HOME DEMOLITIONS AS A TOOL OF ETHNIC CLEANSING

  • In addition to destroying the homes of Palestinians as a punitive measure, Israel uses the practice as a bureaucratic tool to “Judaize” Palestinian areas of East Jerusalem and the rest of the occupied West Bank, as well as inside Israel’s internationally recognized pre-1967 borders. (See here for more on Israeli government efforts to Judaize East Jerusalem.)
  • Israel normally destroys Palestinian homes and other structures under the pretext that they’ve been built without permission from Israeli authorities. However, in reality Israel makes it almost impossible for Palestinians to obtain construction permits in occupied East Jerusalem and the 60% of the occupied West Bank that is under full and direct Israeli control (Area C) under the terms of the Oslo Accords. According to an August 2013 Human Rights Watch report entitled Israel: Stop Unlawful West Bank Home Demolitions, Spike in Destruction Raises War Crime Concerns:

    “Israeli officials justify demolitions of Palestinian structures on the grounds that they were built ‘illegally’ without building permits in areas not zoned for residential construction. However Israeli authorities have zoned land in ways that unlawfully discriminates against Palestinians. Israeli authorities have zoned 13 percent of East Jerusalem for Palestinian construction, but expropriated 35 percent of the area for [Jewish] settlement construction.
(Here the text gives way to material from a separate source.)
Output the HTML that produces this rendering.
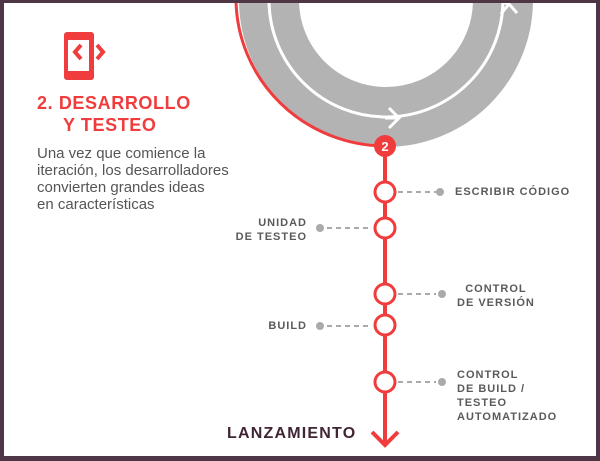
<!DOCTYPE html>
<html><head><meta charset="utf-8"><style>
html,body{margin:0;padding:0;}
body{width:600px;height:461px;overflow:hidden;background:#4f3646;position:relative;font-family:"Liberation Sans",sans-serif;}
.w{position:absolute;left:4px;top:3px;width:592px;height:453px;background:#fff;}
.t{position:absolute;font-weight:bold;color:#5a5a5a;font-size:11px;letter-spacing:1px;line-height:14px;}
</style></head><body>
<div class="w"></div>
<svg style="position:absolute;left:0;top:0" width="600" height="461">
<defs><clipPath id="c"><rect x="4" y="3" width="592" height="453"/></clipPath></defs>
<g clip-path="url(#c)">
<circle cx="386" cy="0" r="117" fill="none" stroke="#b3b3b3" stroke-width="60"/>
<circle cx="386" cy="0" r="117" fill="none" stroke="#fff" stroke-width="3"/>
<path d="M385 118 L398 118 M389 108 L399 118 L389 128" fill="none" stroke="#fff" stroke-width="3"/>
<path d="M499 0 L510 5 M501 14 L509 4 L517 13" fill="none" stroke="#fff" stroke-width="3"/>
<path d="M236 0 A150 148 0 0 0 385 146" fill="none" stroke="#f03c3c" stroke-width="3"/>
</g>
<line x1="385" y1="146" x2="385" y2="445" stroke="#f03c3c" stroke-width="4"/>
<path d="M372 432 L385 445 L398 432" fill="none" stroke="#f03c3c" stroke-width="4"/>
<circle cx="385" cy="146" r="11" fill="#f03c3c"/>
<text x="385" y="151" text-anchor="middle" fill="#fff" font-weight="bold" font-size="13" font-family="Liberation Sans">2</text>
<g stroke="#aaa" stroke-width="2" stroke-dasharray="5 4">
<line x1="398" y1="192" x2="436" y2="192"/>
<line x1="398" y1="294" x2="436" y2="294"/>
<line x1="398" y1="382" x2="436" y2="382"/>
<line x1="327" y1="228" x2="372" y2="228"/>
<line x1="327" y1="326" x2="372" y2="326"/>
</g>
<g fill="#aaa">
<circle cx="440" cy="192" r="4"/><circle cx="442" cy="294" r="4"/><circle cx="442" cy="382" r="4"/>
<circle cx="320" cy="228" r="4"/><circle cx="320" cy="326" r="4"/>
</g>
<g fill="#fff" stroke="#f03c3c" stroke-width="3">
<circle cx="385" cy="192" r="10"/><circle cx="385" cy="228" r="10"/><circle cx="385" cy="294" r="10"/>
<circle cx="385" cy="325" r="10"/><circle cx="385" cy="382" r="10"/>
</g>
<rect x="64" y="32" width="30" height="48" rx="3" fill="#f03c3c"/>
<rect x="68" y="40" width="21" height="31" fill="#fff"/>
<path d="M81 45 L75 52 L81 59 M97 45 L103 52 L97 59" fill="none" stroke="#f03c3c" stroke-width="4"/>
</svg>
<div style="position:absolute;left:37px;top:92px;color:#f03c3c;font-weight:bold;font-size:18px;letter-spacing:0.6px;line-height:22px;">2. DESARROLLO<br><span style="padding-left:26px">Y TESTEO</span></div>
<div style="position:absolute;left:37px;top:145px;color:#555;font-size:15px;line-height:17px;">Una vez que comience la<br>iteración, los desarrolladores<br>convierten grandes ideas<br>en características</div>
<div class="t" style="left:455px;top:185px">ESCRIBIR CÓDIGO</div>
<div class="t" style="right:293px;top:216px;text-align:right">UNIDAD<br>DE TESTEO</div>
<div class="t" style="left:457px;top:282px;text-align:center">CONTROL<br>DE VERSIÓN</div>
<div class="t" style="right:293px;top:319px">BUILD</div>
<div class="t" style="left:457px;top:368px">CONTROL<br>DE BUILD /<br>TESTEO<br>AUTOMATIZADO</div>
<div style="position:absolute;left:227px;top:425px;color:#3f2535;font-weight:bold;font-size:16px;letter-spacing:1.2px;">LANZAMIENTO</div>
</body></html>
Israeli authorities in practice permit Palestinian construction in only one percent of the other area of the West Bank, ‘Area C,’ that is under exclusive Israeli control.”

  • According to the UN, in 2013 Israel destroyed 565 Palestinian-owned structures in Area C of the West Bank, leaving 805 people homeless, almost half of them children. According to B’tselem, in 2013 Israel destroyed 72 Palestinian homes in occupied East Jerusalem, leaving 301 people homeless, including 176 children.
  • According to the Israeli Committee Against House Demolitions, since 1967 Israel has destroyed approximately 27,000 Palestinian structures in the occupied territories (the West Bank, East Jerusalem, and the Gaza Strip), including more than 24,000 homes, including approximately 2000 homes in East Jerusalem.
  • In many cases, Palestinians are forced to destroy their own homes or be faced with an expensive fine from Israeli authorities to pay for the demolition.
  • Inside Israel’s pre-1967 borders, Israeli authorities also use home demolitions to systematically displace Palestinian citizens of the state. In recent years, Palestinian Bedouin in the Negev (Naqab) desert have been a particular target of Israeli authorities, part of an effort to concentrate them in urban centers so that Jewish Israelis can take their place on the land. One Bedouin village, al-Araqib, has beendestroyed more than 60 times since 2010.  (For more on Israel’s displacement of Palestinian Bedouin inside Israel, see our fact sheet, The Prawer Plan: Ethnic Cleansing in the Negev.)

    For more information on Israel’s policy of destroying Palestinian homes for bureaucratic reasons, see our previously released fact sheet, Peace Process in Focus: Home Demolitions, Ethnic Cleansing by Bureaucracy.

DESTRUCTION OF PALESTINIAN HOMES DURING MILITARY OPERATIONS

  • Since 1967, the Israeli military has destroyed tens of thousands of Palestinian homes in the occupied territories during military operations, mostly through the use of massive and indiscriminate firepower during attacks on Palestinian population centers, and the systematic destruction of entire neighborhoods in order to create military buffer zones, particularly in Gaza.
  • During Israel’s attack on Gaza in the summer of 2014, Operation Protection Edge, the Israeli military damaged approximately 100,000 Palestinian homes, with 18,000 housing units totally destroyed or severely damaged, according to the UN. (For more, see our recently released fact sheet, 50 Days of Death & Destruction: Israel’s “Operation Protective Edge”.)
  • Between 1948, when Israel was created, and the 1960s, the Israeli government systematically destroyed more than 500 Palestinian towns and villages, including a dozen urban centers, inside of its borders, part of an effort to erase the ruins of Arab Palestine that much of modern Israel is built upon and to prevent the return of the approximately 750,000 Palestinians who were expelled from their homes in order to create a Jewish majority state. (For more on the ethnic cleansing of Palestine during Israel’s creation, see our fact sheet, The Nakba, 65 Years of Dispossession and Apartheid.)